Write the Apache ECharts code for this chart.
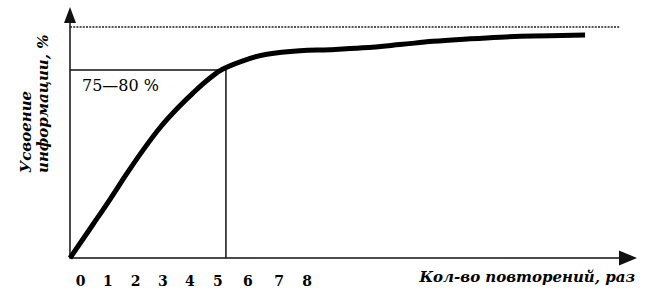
<!DOCTYPE html>
<html>
<head>
<meta charset="utf-8">
<script src="https://cdn.jsdelivr.net/npm/echarts@6/dist/echarts.min.js"></script>
<style>
html,body{margin:0;padding:0;background:#fff;}
#chart{width:653px;height:301px;}
</style>
</head>
<body>
<div id="chart"></div>
<script>
// Data (x: repetitions scale, y: % of information retained)
const curveX = [0, 0.84, 1.45, 2.07, 2.65, 3.27, 3.89, 4.47, 5.09, 5.56, 6.55, 7.16, 8.36, 9.45, 10.65, 12.0, 13.2, 14.44, 15.64, 16.84, 18.73];
const curveY = [0, 14.6, 25.3, 36.6, 46.6, 56.4, 64.6, 71.4, 77.9, 81.8, 86.4, 88.2, 89.7, 90.2, 91.0, 92.4, 93.8, 94.8, 95.6, 96.1, 96.5];
const guideX = [0, 5.67, 5.67];
const guideY = [81.4, 81.4, 0];
const limitX = [0, 20.0];
const limitY = [100, 100];
const xTickPos = [0.39, 1.38, 2.39, 3.38, 4.36, 5.38, 6.47, 7.60, 8.62];
const xTickLabels = ['0', '1', '2', '3', '4', '5', '6', '7', '8'];
const levelLabel = '75—80 %';
const xName = 'Кол-во повторений, раз';
const yName = 'Усвоение\nинформации, %';

const zip = (a, b) => a.map((v, i) => [v, b[i]]);
const chart = echarts.init(document.getElementById('chart'), null, {renderer: 'svg'});
const serif = '"DejaVu Serif", "Liberation Serif", serif';

chart.setOption({
  animation: false,
  backgroundColor: '#fff',
  grid: {left: 70, right: 25, top: 15, bottom: 43, containLabel: false},
  xAxis: {
    type: 'value', min: 0, max: 20.29,
    axisLine: {show: true, symbol: ['none', 'triangle'], symbolSize: [15, 18],
      lineStyle: {color: '#111', width: 1.5}},
    axisTick: {show: false},
    splitLine: {show: false},
    axisLabel: {
      show: true, customValues: xTickPos, margin: 16,
      color: '#000', fontFamily: serif, fontWeight: 'bold', fontSize: 14,
      formatter: function (v) {
        let best = 0, d = Infinity;
        xTickPos.forEach((p, i) => { if (Math.abs(p - v) < d) { d = Math.abs(p - v); best = i; } });
        return xTickLabels[best];
      }
    }
  },
  yAxis: {
    type: 'value', min: 0, max: 105.2,
    axisLine: {show: true, symbol: ['none', 'triangle'], symbolSize: [12, 16],
      lineStyle: {color: '#111', width: 1.5}},
    axisTick: {show: false},
    splitLine: {show: false},
    axisLabel: {show: false}
  },
  graphic: [
    {type: 'text', left: 82, top: 77, style: {text: levelLabel, font: '16px ' + serif, fill: '#000'}},
    {type: 'text', x: 635, y: 277, style: {text: xName, font: 'italic bold 15px ' + serif, fill: '#000', textAlign: 'right', textVerticalAlign: 'middle'}},
    {type: 'text', x: 34, y: 173, rotation: Math.PI / 2, style: {text: yName, font: 'italic bold 15px ' + serif, fill: '#000', textAlign: 'left', textVerticalAlign: 'middle', lineHeight: 17}}
  ],
  series: [
    {type: 'line', data: zip(limitX, limitY), symbol: 'none', silent: true,
      lineStyle: {color: '#222', width: 1.5, type: [2, 1.2]}},
    {type: 'line', data: zip(guideX, guideY), symbol: 'none', silent: true,
      lineStyle: {color: '#111', width: 1.5}},
    {type: 'line', data: zip(curveX, curveY), symbol: 'none', smooth: 0.4, silent: true,
      lineStyle: {color: '#000', width: 5, cap: 'butt', join: 'round'}}
  ]
});
</script>
</body>
</html>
---
* Brief
Give the data above again in full and unchanged, skipping the pictures.

* Output below
Write the Apache ECharts code for this chart.
<!DOCTYPE html>
<html>
<head>
<meta charset="utf-8">
<script src="https://cdn.jsdelivr.net/npm/echarts@6/dist/echarts.min.js"></script>
<style>
html,body{margin:0;padding:0;background:#fff;}
#chart{width:653px;height:301px;}
</style>
</head>
<body>
<div id="chart"></div>
<script>
// Data (x: repetitions scale, y: % of information retained)
const curveX = [0, 0.84, 1.45, 2.07, 2.65, 3.27, 3.89, 4.47, 5.09, 5.56, 6.55, 7.16, 8.36, 9.45, 10.65, 12.0, 13.2, 14.44, 15.64, 16.84, 18.73];
const curveY = [0, 14.6, 25.3, 36.6, 46.6, 56.4, 64.6, 71.4, 77.9, 81.8, 86.4, 88.2, 89.7, 90.2, 91.0, 92.4, 93.8, 94.8, 95.6, 96.1, 96.5];
const guideX = [0, 5.67, 5.67];
const guideY = [81.4, 81.4, 0];
const limitX = [0, 20.0];
const limitY = [100, 100];
const xTickPos = [0.39, 1.38, 2.39, 3.38, 4.36, 5.38, 6.47, 7.60, 8.62];
const xTickLabels = ['0', '1', '2', '3', '4', '5', '6', '7', '8'];
const levelLabel = '75—80 %';
const xName = 'Кол-во повторений, раз';
const yName = 'Усвоение\nинформации, %';

const zip = (a, b) => a.map((v, i) => [v, b[i]]);
const chart = echarts.init(document.getElementById('chart'), null, {renderer: 'svg'});
const serif = '"DejaVu Serif", "Liberation Serif", serif';

chart.setOption({
  animation: false,
  backgroundColor: '#fff',
  grid: {left: 70, right: 25, top: 15, bottom: 43, containLabel: false},
  xAxis: {
    type: 'value', min: 0, max: 20.29,
    axisLine: {show: true, symbol: ['none', 'triangle'], symbolSize: [15, 18],
      lineStyle: {color: '#111', width: 1.5}},
    axisTick: {show: false},
    splitLine: {show: false},
    axisLabel: {
      show: true, customValues: xTickPos, margin: 16,
      color: '#000', fontFamily: serif, fontWeight: 'bold', fontSize: 14,
      formatter: function (v) {
        let best = 0, d = Infinity;
        xTickPos.forEach((p, i) => { if (Math.abs(p - v) < d) { d = Math.abs(p - v); best = i; } });
        return xTickLabels[best];
      }
    }
  },
  yAxis: {
    type: 'value', min: 0, max: 105.2,
    axisLine: {show: true, symbol: ['none', 'triangle'], symbolSize: [12, 16],
      lineStyle: {color: '#111', width: 1.5}},
    axisTick: {show: false},
    splitLine: {show: false},
    axisLabel: {show: false}
  },
  graphic: [
    {type: 'text', left: 82, top: 77, style: {text: levelLabel, font: '16px ' + serif, fill: '#000'}},
    {type: 'text', x: 635, y: 277, style: {text: xName, font: 'italic bold 15px ' + serif, fill: '#000', textAlign: 'right', textVerticalAlign: 'middle'}},
    {type: 'text', x: 34, y: 173, rotation: Math.PI / 2, style: {text: yName, font: 'italic bold 15px ' + serif, fill: '#000', textAlign: 'left', textVerticalAlign: 'middle', lineHeight: 17}}
  ],
  series: [
    {type: 'line', data: zip(limitX, limitY), symbol: 'none', silent: true,
      lineStyle: {color: '#222', width: 1.5, type: [2, 1.2]}},
    {type: 'line', data: zip(guideX, guideY), symbol: 'none', silent: true,
      lineStyle: {color: '#111', width: 1.5}},
    {type: 'line', data: zip(curveX, curveY), symbol: 'none', smooth: 0.4, silent: true,
      lineStyle: {color: '#000', width: 5, cap: 'butt', join: 'round'}}
  ]
});
</script>
</body>
</html>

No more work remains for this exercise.